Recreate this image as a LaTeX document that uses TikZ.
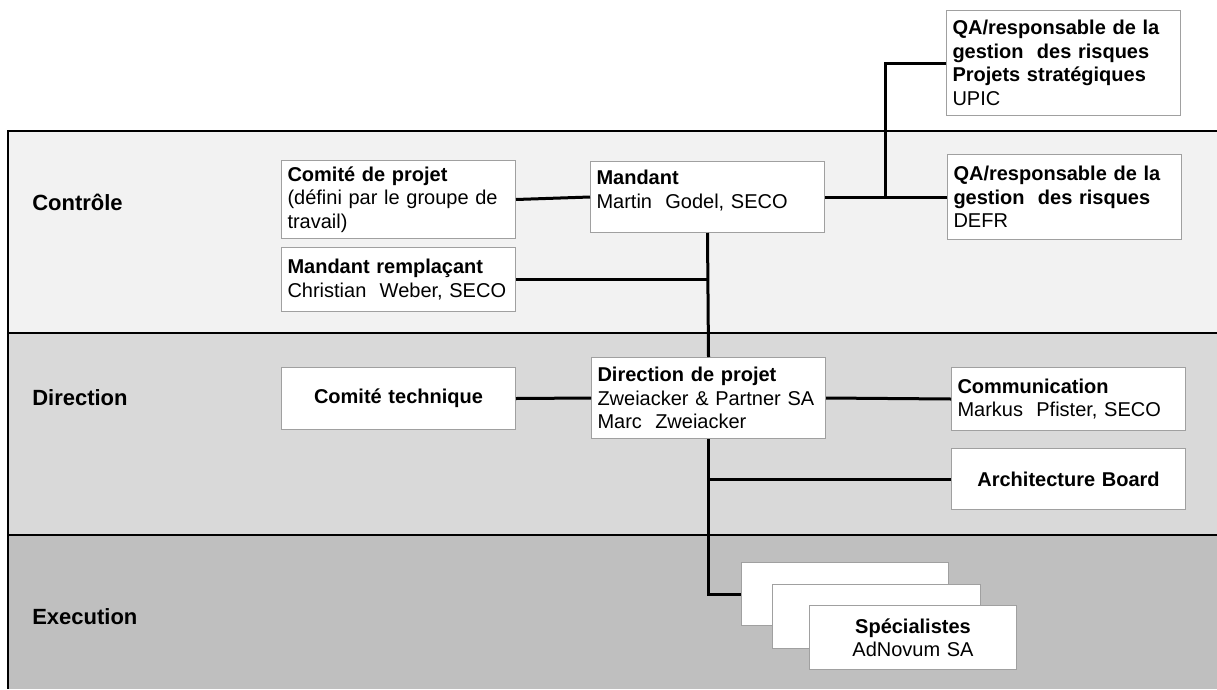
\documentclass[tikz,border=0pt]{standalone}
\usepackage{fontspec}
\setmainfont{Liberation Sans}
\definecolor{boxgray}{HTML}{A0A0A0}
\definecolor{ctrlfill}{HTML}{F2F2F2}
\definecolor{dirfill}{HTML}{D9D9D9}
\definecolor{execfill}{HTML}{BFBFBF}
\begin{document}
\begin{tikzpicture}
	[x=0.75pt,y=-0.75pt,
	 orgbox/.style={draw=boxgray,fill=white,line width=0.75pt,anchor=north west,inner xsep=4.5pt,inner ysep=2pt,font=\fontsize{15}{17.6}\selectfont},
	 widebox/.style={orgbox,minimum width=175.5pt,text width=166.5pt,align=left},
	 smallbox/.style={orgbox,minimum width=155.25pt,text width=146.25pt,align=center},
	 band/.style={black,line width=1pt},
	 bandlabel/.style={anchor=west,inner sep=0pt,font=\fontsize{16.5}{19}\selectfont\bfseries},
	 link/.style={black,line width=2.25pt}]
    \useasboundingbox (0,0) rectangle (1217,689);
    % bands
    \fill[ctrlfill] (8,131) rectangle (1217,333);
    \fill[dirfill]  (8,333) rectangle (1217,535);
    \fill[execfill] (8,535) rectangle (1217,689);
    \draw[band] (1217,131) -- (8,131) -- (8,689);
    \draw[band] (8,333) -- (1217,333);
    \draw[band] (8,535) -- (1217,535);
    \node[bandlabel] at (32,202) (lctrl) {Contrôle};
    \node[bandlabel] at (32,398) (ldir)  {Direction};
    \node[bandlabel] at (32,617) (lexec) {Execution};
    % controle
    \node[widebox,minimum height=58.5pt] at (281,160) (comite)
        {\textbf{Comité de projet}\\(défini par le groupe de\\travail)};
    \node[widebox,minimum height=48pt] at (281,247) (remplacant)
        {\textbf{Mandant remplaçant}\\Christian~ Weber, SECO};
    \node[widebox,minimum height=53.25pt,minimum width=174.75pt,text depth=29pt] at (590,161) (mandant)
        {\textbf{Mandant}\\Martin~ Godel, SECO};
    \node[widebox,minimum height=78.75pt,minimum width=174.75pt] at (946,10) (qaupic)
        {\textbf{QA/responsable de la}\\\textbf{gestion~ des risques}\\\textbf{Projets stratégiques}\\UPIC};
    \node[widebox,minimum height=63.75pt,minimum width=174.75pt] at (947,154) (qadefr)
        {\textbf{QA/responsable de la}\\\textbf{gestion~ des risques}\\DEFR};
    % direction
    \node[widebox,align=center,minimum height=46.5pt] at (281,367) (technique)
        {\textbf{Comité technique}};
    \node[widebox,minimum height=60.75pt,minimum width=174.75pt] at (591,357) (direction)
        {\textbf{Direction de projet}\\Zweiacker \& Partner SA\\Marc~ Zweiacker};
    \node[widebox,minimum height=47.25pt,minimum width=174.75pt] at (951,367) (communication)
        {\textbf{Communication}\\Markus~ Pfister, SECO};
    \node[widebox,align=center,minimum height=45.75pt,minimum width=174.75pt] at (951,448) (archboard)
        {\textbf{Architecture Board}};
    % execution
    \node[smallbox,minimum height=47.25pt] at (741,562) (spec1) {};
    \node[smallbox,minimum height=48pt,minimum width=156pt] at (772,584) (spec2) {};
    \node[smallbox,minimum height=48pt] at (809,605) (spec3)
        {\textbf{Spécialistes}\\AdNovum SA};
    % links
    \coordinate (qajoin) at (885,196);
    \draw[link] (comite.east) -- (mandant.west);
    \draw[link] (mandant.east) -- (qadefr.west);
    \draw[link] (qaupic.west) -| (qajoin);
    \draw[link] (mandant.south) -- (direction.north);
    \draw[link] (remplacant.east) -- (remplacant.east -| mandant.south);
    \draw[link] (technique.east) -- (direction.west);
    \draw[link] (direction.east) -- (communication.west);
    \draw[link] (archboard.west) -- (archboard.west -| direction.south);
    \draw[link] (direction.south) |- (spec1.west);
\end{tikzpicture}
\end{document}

- **Task**
Quote the data above in full, leaving out the pictures it holds.

- **The reply**
Recreate this image as a LaTeX document that uses TikZ.
\documentclass[tikz,border=0pt]{standalone}
\usepackage{fontspec}
\setmainfont{Liberation Sans}
\definecolor{boxgray}{HTML}{A0A0A0}
\definecolor{ctrlfill}{HTML}{F2F2F2}
\definecolor{dirfill}{HTML}{D9D9D9}
\definecolor{execfill}{HTML}{BFBFBF}
\begin{document}
\begin{tikzpicture}
	[x=0.75pt,y=-0.75pt,
	 orgbox/.style={draw=boxgray,fill=white,line width=0.75pt,anchor=north west,inner xsep=4.5pt,inner ysep=2pt,font=\fontsize{15}{17.6}\selectfont},
	 widebox/.style={orgbox,minimum width=175.5pt,text width=166.5pt,align=left},
	 smallbox/.style={orgbox,minimum width=155.25pt,text width=146.25pt,align=center},
	 band/.style={black,line width=1pt},
	 bandlabel/.style={anchor=west,inner sep=0pt,font=\fontsize{16.5}{19}\selectfont\bfseries},
	 link/.style={black,line width=2.25pt}]
    \useasboundingbox (0,0) rectangle (1217,689);
    % bands
    \fill[ctrlfill] (8,131) rectangle (1217,333);
    \fill[dirfill]  (8,333) rectangle (1217,535);
    \fill[execfill] (8,535) rectangle (1217,689);
    \draw[band] (1217,131) -- (8,131) -- (8,689);
    \draw[band] (8,333) -- (1217,333);
    \draw[band] (8,535) -- (1217,535);
    \node[bandlabel] at (32,202) (lctrl) {Contrôle};
    \node[bandlabel] at (32,398) (ldir)  {Direction};
    \node[bandlabel] at (32,617) (lexec) {Execution};
    % controle
    \node[widebox,minimum height=58.5pt] at (281,160) (comite)
        {\textbf{Comité de projet}\\(défini par le groupe de\\travail)};
    \node[widebox,minimum height=48pt] at (281,247) (remplacant)
        {\textbf{Mandant remplaçant}\\Christian~ Weber, SECO};
    \node[widebox,minimum height=53.25pt,minimum width=174.75pt,text depth=29pt] at (590,161) (mandant)
        {\textbf{Mandant}\\Martin~ Godel, SECO};
    \node[widebox,minimum height=78.75pt,minimum width=174.75pt] at (946,10) (qaupic)
        {\textbf{QA/responsable de la}\\\textbf{gestion~ des risques}\\\textbf{Projets stratégiques}\\UPIC};
    \node[widebox,minimum height=63.75pt,minimum width=174.75pt] at (947,154) (qadefr)
        {\textbf{QA/responsable de la}\\\textbf{gestion~ des risques}\\DEFR};
    % direction
    \node[widebox,align=center,minimum height=46.5pt] at (281,367) (technique)
        {\textbf{Comité technique}};
    \node[widebox,minimum height=60.75pt,minimum width=174.75pt] at (591,357) (direction)
        {\textbf{Direction de projet}\\Zweiacker \& Partner SA\\Marc~ Zweiacker};
    \node[widebox,minimum height=47.25pt,minimum width=174.75pt] at (951,367) (communication)
        {\textbf{Communication}\\Markus~ Pfister, SECO};
    \node[widebox,align=center,minimum height=45.75pt,minimum width=174.75pt] at (951,448) (archboard)
        {\textbf{Architecture Board}};
    % execution
    \node[smallbox,minimum height=47.25pt] at (741,562) (spec1) {};
    \node[smallbox,minimum height=48pt,minimum width=156pt] at (772,584) (spec2) {};
    \node[smallbox,minimum height=48pt] at (809,605) (spec3)
        {\textbf{Spécialistes}\\AdNovum SA};
    % links
    \coordinate (qajoin) at (885,196);
    \draw[link] (comite.east) -- (mandant.west);
    \draw[link] (mandant.east) -- (qadefr.west);
    \draw[link] (qaupic.west) -| (qajoin);
    \draw[link] (mandant.south) -- (direction.north);
    \draw[link] (remplacant.east) -- (remplacant.east -| mandant.south);
    \draw[link] (technique.east) -- (direction.west);
    \draw[link] (direction.east) -- (communication.west);
    \draw[link] (archboard.west) -- (archboard.west -| direction.south);
    \draw[link] (direction.south) |- (spec1.west);
\end{tikzpicture}
\end{document}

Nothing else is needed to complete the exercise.